# [MATERIAL PROVIDED]

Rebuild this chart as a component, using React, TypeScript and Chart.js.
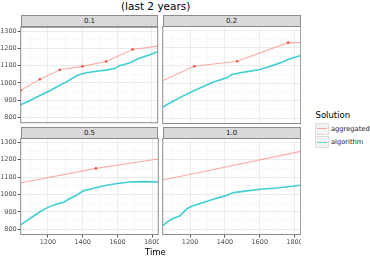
import React, { useEffect, useRef } from 'react';
import { Chart, registerables } from 'chart.js';
Chart.register(...registerables);

// ---------- data ----------
const X_MIN = 1043;
const X_MAX = 1835;
const Y_MIN = 770;
const Y_MAX = 1322;
const X_GRID = [1100, 1200, 1300, 1400, 1500, 1600, 1700, 1800];
const X_LABELED = [1200, 1400, 1600, 1800];
const Y_GRID = [800, 850, 900, 950, 1000, 1050, 1100, 1150, 1200, 1250, 1300];
const Y_LABELED = [800, 900, 1000, 1100, 1200, 1300];

const FACETS = ['0.1', '0.2', '0.5', '1.0'];
const SERIES = ['aggregated', 'algorithm'];

const agg01X = [1045, 1154, 1269, 1400, 1537, 1690, 1835];
const agg01Y = [958, 1021, 1076, 1096, 1124, 1194, 1213];
const agg01Dot = [1, 1, 1, 1, 1, 1, 0];
const alg01X = [1043, 1097, 1154, 1211, 1269, 1307, 1346, 1384, 1422, 1480, 1537, 1585, 1614, 1671, 1729, 1786, 1835];
const alg01Y = [874, 898, 927, 955, 987, 1006, 1030, 1049, 1059, 1068, 1074, 1083, 1100, 1115, 1143, 1162, 1181];

const agg02X = [1045, 1225, 1470, 1763, 1835];
const agg02Y = [1015, 1096, 1124, 1230, 1230];
const agg02Dot = [0, 1, 1, 1, 0];
const alg02X = [1043, 1104, 1161, 1219, 1276, 1334, 1411, 1440, 1487, 1545, 1602, 1660, 1717, 1775, 1835];
const alg02Y = [864, 898, 927, 955, 980, 1006, 1030, 1049, 1059, 1068, 1077, 1096, 1115, 1138, 1157];

const agg05X = [1045, 1476, 1835];
const agg05Y = [1068, 1150, 1204];
const agg05Dot = [0, 1, 0];
const alg05X = [1043, 1078, 1116, 1154, 1200, 1250, 1288, 1326, 1365, 1403, 1441, 1480, 1537, 1600, 1671, 1747, 1835];
const alg05Y = [825, 850, 875, 901, 926, 945, 954, 977, 996, 1021, 1030, 1040, 1053, 1063, 1072, 1074, 1072];

const agg10X = [1045, 1835];
const agg10Y = [1083, 1248];
const agg10Dot = [0, 0];
const alg10X = [1043, 1066, 1095, 1143, 1171, 1185, 1210, 1276, 1334, 1401, 1449, 1526, 1602, 1698, 1835];
const alg10Y = [821, 840, 859, 878, 907, 920, 932, 954, 973, 992, 1011, 1021, 1030, 1037, 1053];

// ---------- styling ----------
const FONT = 'DejaVu Sans';
const AGG_LINE = 'rgba(248,118,109,0.6)';
const AGG_DOT = '#e9574c';
const ALG_LINE = 'rgba(0,191,196,0.75)';
const FRAME = '#8c8c8c';

const COL_LEFT = [20.7, 162.7];
const COL_RIGHT = [158.3, 300.7];
const ROW_TOP = [26.5, 138.5];
const ROW_BOTTOM = [123.5, 234.5];
const STRIP_H = 12;

const zip = (xs: number[], ys: number[]) => xs.map((x, i) => ({ x, y: ys[i] }));

const framePlugin = {
  id: 'frame',
  afterDraw(chart: any) {
    const { ctx, chartArea: a } = chart;
    ctx.save();
    ctx.strokeStyle = FRAME;
    ctx.lineWidth = 1;
    ctx.strokeRect(a.left, a.top, a.right - a.left, a.bottom - a.top);
    ctx.restore();
  },
};

type PanelProps = {
  label: string;
  col: number;
  row: number;
  aggX: number[];
  aggY: number[];
  aggDot: number[];
  algX: number[];
  algY: number[];
};

function Panel({ label, col, row, aggX, aggY, aggDot, algX, algY }: PanelProps) {
  const ref = useRef<HTMLCanvasElement | null>(null);
  const showY = col === 0;
  const showX = row === 1;
  const yAxisW = showY ? COL_LEFT[0] : 0.7;
  const canvasLeft = showY ? 0 : 162;
  const canvasW = showY ? 159 : 139;
  const canvasTop = showX ? 138 : 26;
  const canvasH = showX ? 111 : 98;
  const padR = canvasLeft + canvasW - COL_RIGHT[col];
  const xAxisH = canvasTop + canvasH - ROW_BOTTOM[row];

  useEffect(() => {
    if (!ref.current) return;
    const chart = new Chart(ref.current, {
      type: 'line',
      data: {
        datasets: [
          {
            label: SERIES[0],
            data: zip(aggX, aggY),
            borderColor: AGG_LINE,
            borderWidth: 1.1,
            pointRadius: aggDot.map((d) => (d ? 1.3 : 0)),
            pointBackgroundColor: AGG_DOT,
            pointBorderWidth: 0,
            pointHoverRadius: 0,
            tension: 0,
          },
          {
            label: SERIES[1],
            data: zip(algX, algY),
            borderColor: ALG_LINE,
            borderWidth: 1.6,
            pointRadius: 0,
            pointHoverRadius: 0,
            tension: 0,
          },
        ],
      },
      options: {
        animation: false,
        responsive: true,
        maintainAspectRatio: false,
        events: [],
        layout: { padding: { left: 0, right: padR, top: ROW_TOP[row] - canvasTop, bottom: 0 } },
        plugins: { legend: { display: false }, tooltip: { enabled: false }, title: { display: false } },
        scales: {
          x: {
            type: 'linear',
            min: X_MIN,
            max: X_MAX,
            afterBuildTicks: (s: any) => {
              s.ticks = X_GRID.map((v) => ({ value: v }));
            },
            afterFit: (s: any) => {
              s.height = xAxisH;
              s.paddingLeft = 0;
              s.paddingRight = 0;
            },
            ticks: {
              display: showX,
              autoSkip: false,
              maxRotation: 0,
              padding: 0.5,
              font: { family: FONT, size: 6.5 },
              color: '#4d4d4d',
              callback: (v: any) => (X_LABELED.includes(v) ? String(v) : ''),
            },
            grid: {
              color: (c: any) => (X_LABELED.includes(c.tick?.value) ? '#ebebeb' : '#f5f5f5'),
              lineWidth: (c: any) => (X_LABELED.includes(c.tick?.value) ? 1 : 0.6),
              drawTicks: showX,
              tickLength: 3,
              tickWidth: 1,
              tickColor: (c: any) => (X_LABELED.includes(c.tick?.value) ? '#555555' : 'rgba(0,0,0,0)'),
            },
            border: { display: false },
          },
          y: {
            type: 'linear',
            min: Y_MIN,
            max: Y_MAX,
            afterBuildTicks: (s: any) => {
              s.ticks = Y_GRID.map((v) => ({ value: v }));
            },
            afterFit: (s: any) => {
              s.width = yAxisW;
              s.paddingTop = 0;
              s.paddingBottom = 0;
            },
            ticks: {
              display: showY,
              autoSkip: false,
              padding: 1,
              font: { family: FONT, size: 6.5 },
              color: '#4d4d4d',
              callback: (v: any) => (Y_LABELED.includes(v) ? String(v) : ''),
            },
            grid: {
              color: (c: any) => (Y_LABELED.includes(c.tick?.value) ? '#ebebeb' : '#f5f5f5'),
              lineWidth: (c: any) => (Y_LABELED.includes(c.tick?.value) ? 1 : 0.6),
              drawTicks: showY,
              tickLength: 3,
              tickWidth: 1,
              tickColor: (c: any) => (Y_LABELED.includes(c.tick?.value) ? '#555555' : 'rgba(0,0,0,0)'),
            },
            border: { display: false },
          },
        },
      } as any,
      plugins: [framePlugin],
    });
    return () => chart.destroy();
  }, []);

  const stripTop = ROW_TOP[row] - STRIP_H;
  return (
    <>
      <div
        style={{
          position: 'absolute',
          left: COL_LEFT[col],
          top: stripTop,
          width: COL_RIGHT[col] - COL_LEFT[col],
          height: STRIP_H + 0.5,
          boxSizing: 'border-box',
          background: '#d9d9d9',
          border: `1px solid ${FRAME}`,
          fontFamily: FONT,
          fontSize: 7,
          color: '#1a1a1a',
          textAlign: 'center',
          lineHeight: `${STRIP_H - 1.5}px`,
        }}
      >
        {label}
      </div>
      <div style={{ position: 'absolute', left: canvasLeft, top: canvasTop, width: canvasW, height: canvasH }}>
        <canvas ref={ref} style={{ display: 'block' }} />
      </div>
    </>
  );
}

function LegendKey({ top, color, text }: { top: number; color: string; text: string }) {
  return (
    <>
      <div
        style={{
          position: 'absolute',
          left: 315,
          top,
          width: 14,
          height: 12,
          boxSizing: 'border-box',
          background: '#f2f2f2',
          border: '1px solid #dddddd',
        }}
      >
        <div style={{ position: 'absolute', left: 1, right: 1, top: 4.5, height: 1.4, background: color }} />
      </div>
      <div
        style={{
          position: 'absolute',
          left: 331,
          top: top + 1,
          fontFamily: FONT,
          fontSize: 6.7,
          lineHeight: '10px',
          color: '#1a1a1a',
          whiteSpace: 'nowrap',
        }}
      >
        {text}
      </div>
    </>
  );
}

export default function App() {
  return (
    <div
      style={{
        position: 'fixed',
        left: 0,
        top: 0,
        width: 370,
        height: 256,
        background: '#ffffff',
        overflow: 'hidden',
      }}
    >
      <div
        style={{
          position: 'absolute',
          left: 121,
          top: -0.5,
          fontFamily: FONT,
          fontSize: 10.5,
          lineHeight: '12px',
          color: '#000',
          whiteSpace: 'nowrap',
        }}
      >
        (last 2 years)
      </div>
      <Panel label={FACETS[0]} col={0} row={0} aggX={agg01X} aggY={agg01Y} aggDot={agg01Dot} algX={alg01X} algY={alg01Y} />
      <Panel label={FACETS[1]} col={1} row={0} aggX={agg02X} aggY={agg02Y} aggDot={agg02Dot} algX={alg02X} algY={alg02Y} />
      <Panel label={FACETS[2]} col={0} row={1} aggX={agg05X} aggY={agg05Y} aggDot={agg05Dot} algX={alg05X} algY={alg05Y} />
      <Panel label={FACETS[3]} col={1} row={1} aggX={agg10X} aggY={agg10Y} aggDot={agg10Dot} algX={alg10X} algY={alg10Y} />
      <div
        style={{
          position: 'absolute',
          left: 145,
          top: 246.5,
          fontFamily: FONT,
          fontSize: 8.5,
          lineHeight: '11px',
          color: '#000',
          whiteSpace: 'nowrap',
        }}
      >
        Time
      </div>
      <div
        style={{
          position: 'absolute',
          left: 315.5,
          top: 110,
          fontFamily: FONT,
          fontSize: 8.5,
          lineHeight: '11px',
          color: '#000',
          whiteSpace: 'nowrap',
        }}
      >
        Solution
      </div>
      <LegendKey top={122.5} color="rgba(248,118,109,0.6)" text={SERIES[0]} />
      <LegendKey top={136} color="rgba(0,191,196,0.6)" text={SERIES[1]} />
    </div>
  );
}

# [WHAT IS REQUIRED]
Return nothing but the lines running from the start of the data to the line with "1072, 1074, 1072];", please, both ends included and no pictures.

# [WORKED ANSWER]
Rebuild this chart as a component, using React, TypeScript and Chart.js.
import React, { useEffect, useRef } from 'react';
import { Chart, registerables } from 'chart.js';
Chart.register(...registerables);

// ---------- data ----------
const X_MIN = 1043;
const X_MAX = 1835;
const Y_MIN = 770;
const Y_MAX = 1322;
const X_GRID = [1100, 1200, 1300, 1400, 1500, 1600, 1700, 1800];
const X_LABELED = [1200, 1400, 1600, 1800];
const Y_GRID = [800, 850, 900, 950, 1000, 1050, 1100, 1150, 1200, 1250, 1300];
const Y_LABELED = [800, 900, 1000, 1100, 1200, 1300];

const FACETS = ['0.1', '0.2', '0.5', '1.0'];
const SERIES = ['aggregated', 'algorithm'];

const agg01X = [1045, 1154, 1269, 1400, 1537, 1690, 1835];
const agg01Y = [958, 1021, 1076, 1096, 1124, 1194, 1213];
const agg01Dot = [1, 1, 1, 1, 1, 1, 0];
const alg01X = [1043, 1097, 1154, 1211, 1269, 1307, 1346, 1384, 1422, 1480, 1537, 1585, 1614, 1671, 1729, 1786, 1835];
const alg01Y = [874, 898, 927, 955, 987, 1006, 1030, 1049, 1059, 1068, 1074, 1083, 1100, 1115, 1143, 1162, 1181];

const agg02X = [1045, 1225, 1470, 1763, 1835];
const agg02Y = [1015, 1096, 1124, 1230, 1230];
const agg02Dot = [0, 1, 1, 1, 0];
const alg02X = [1043, 1104, 1161, 1219, 1276, 1334, 1411, 1440, 1487, 1545, 1602, 1660, 1717, 1775, 1835];
const alg02Y = [864, 898, 927, 955, 980, 1006, 1030, 1049, 1059, 1068, 1077, 1096, 1115, 1138, 1157];

const agg05X = [1045, 1476, 1835];
const agg05Y = [1068, 1150, 1204];
const agg05Dot = [0, 1, 0];
const alg05X = [1043, 1078, 1116, 1154, 1200, 1250, 1288, 1326, 1365, 1403, 1441, 1480, 1537, 1600, 1671, 1747, 1835];
const alg05Y = [825, 850, 875, 901, 926, 945, 954, 977, 996, 1021, 1030, 1040, 1053, 1063, 1072, 1074, 1072];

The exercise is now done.